▶ [DATA BLOCK]:
— begin —

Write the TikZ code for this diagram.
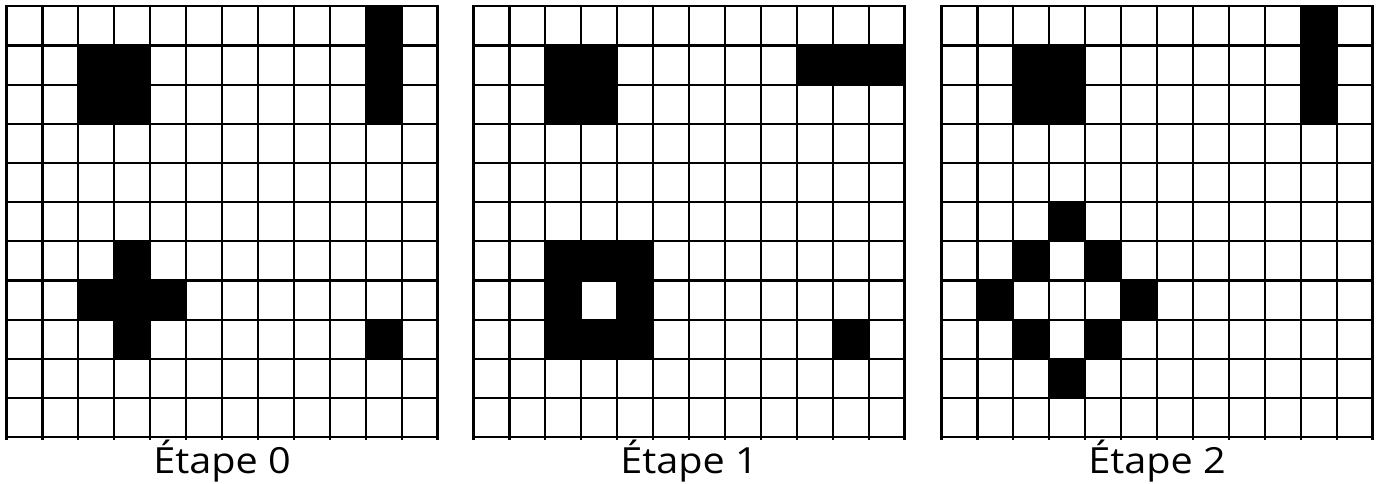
\documentclass[tikz,border=0pt]{standalone}
\usepackage{fontspec}
\newfontfamily\labfont[FakeStretch=1.1]{Open Sans}
\begin{document}
\begin{tikzpicture}[x=1pt,y=-1pt]
\tikzset{
  gridline/.style={line width=2.2pt,black,line cap=rect},
  cellfill/.style={fill=black},
  steplabel/.style={font=\labfont\fontsize{36}{40}\selectfont,anchor=base,inner sep=0pt}
}
\fill[white] (0,0) rectangle (1376,484);
\useasboundingbox (0,0) rectangle (1376,484);
\def\cw{35.92}
\def\ch{39.18}
\def\gy{6.3}
\newcommand\mycells[2]{%
  \foreach \c/\r in {#2} {\fill[cellfill] ({#1+\c*\cw},{\gy+\r*\ch}) rectangle ++(\cw,\ch);}}
\newcommand\mygrid[1]{%
  \foreach \i in {0,...,12} {\draw[gridline] ({#1+\i*\cw},\gy) -- ({#1+\i*\cw},{\gy+11*\ch+2});}
  \foreach \j in {0,...,11} {\draw[gridline] (#1,{\gy+\j*\ch}) -- ({#1+12*\cw},{\gy+\j*\ch});}}
% Etape 0
\mycells{6.5}{2/1,3/1,2/2,3/2,10/0,10/1,10/2,3/6,2/7,3/7,4/7,3/8,10/8}
\mygrid{6.5}
% Etape 1
\mycells{473.5}{2/1,3/1,2/2,3/2,9/1,10/1,11/1,2/6,3/6,4/6,2/7,4/7,2/8,3/8,4/8,10/8}
\mygrid{473.5}
% Etape 2
\mycells{941.5}{2/1,3/1,2/2,3/2,10/0,10/1,10/2,3/5,2/6,4/6,1/7,5/7,2/8,4/8,3/9}
\mygrid{941.5}
\node[steplabel] (l0) at ({6.5+6*\cw},473.3) {Étape 0};
\node[steplabel] (l1) at ({473.5+6*\cw},473.3) {Étape 1};
\node[steplabel] (l2) at ({941.5+6*\cw},473.3) {Étape 2};
\end{tikzpicture}
\end{document}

— end —

▶ [SHORT PROBLEM]: From start to finish, output the listing exactly, but omit its pictures.

▶ [EXERCISE OUTPUT]:
Write the TikZ code for this diagram.
\documentclass[tikz,border=0pt]{standalone}
\usepackage{fontspec}
\newfontfamily\labfont[FakeStretch=1.1]{Open Sans}
\begin{document}
\begin{tikzpicture}[x=1pt,y=-1pt]
\tikzset{
  gridline/.style={line width=2.2pt,black,line cap=rect},
  cellfill/.style={fill=black},
  steplabel/.style={font=\labfont\fontsize{36}{40}\selectfont,anchor=base,inner sep=0pt}
}
\fill[white] (0,0) rectangle (1376,484);
\useasboundingbox (0,0) rectangle (1376,484);
\def\cw{35.92}
\def\ch{39.18}
\def\gy{6.3}
\newcommand\mycells[2]{%
  \foreach \c/\r in {#2} {\fill[cellfill] ({#1+\c*\cw},{\gy+\r*\ch}) rectangle ++(\cw,\ch);}}
\newcommand\mygrid[1]{%
  \foreach \i in {0,...,12} {\draw[gridline] ({#1+\i*\cw},\gy) -- ({#1+\i*\cw},{\gy+11*\ch+2});}
  \foreach \j in {0,...,11} {\draw[gridline] (#1,{\gy+\j*\ch}) -- ({#1+12*\cw},{\gy+\j*\ch});}}
% Etape 0
\mycells{6.5}{2/1,3/1,2/2,3/2,10/0,10/1,10/2,3/6,2/7,3/7,4/7,3/8,10/8}
\mygrid{6.5}
% Etape 1
\mycells{473.5}{2/1,3/1,2/2,3/2,9/1,10/1,11/1,2/6,3/6,4/6,2/7,4/7,2/8,3/8,4/8,10/8}
\mygrid{473.5}
% Etape 2
\mycells{941.5}{2/1,3/1,2/2,3/2,10/0,10/1,10/2,3/5,2/6,4/6,1/7,5/7,2/8,4/8,3/9}
\mygrid{941.5}
\node[steplabel] (l0) at ({6.5+6*\cw},473.3) {Étape 0};
\node[steplabel] (l1) at ({473.5+6*\cw},473.3) {Étape 1};
\node[steplabel] (l2) at ({941.5+6*\cw},473.3) {Étape 2};
\end{tikzpicture}
\end{document}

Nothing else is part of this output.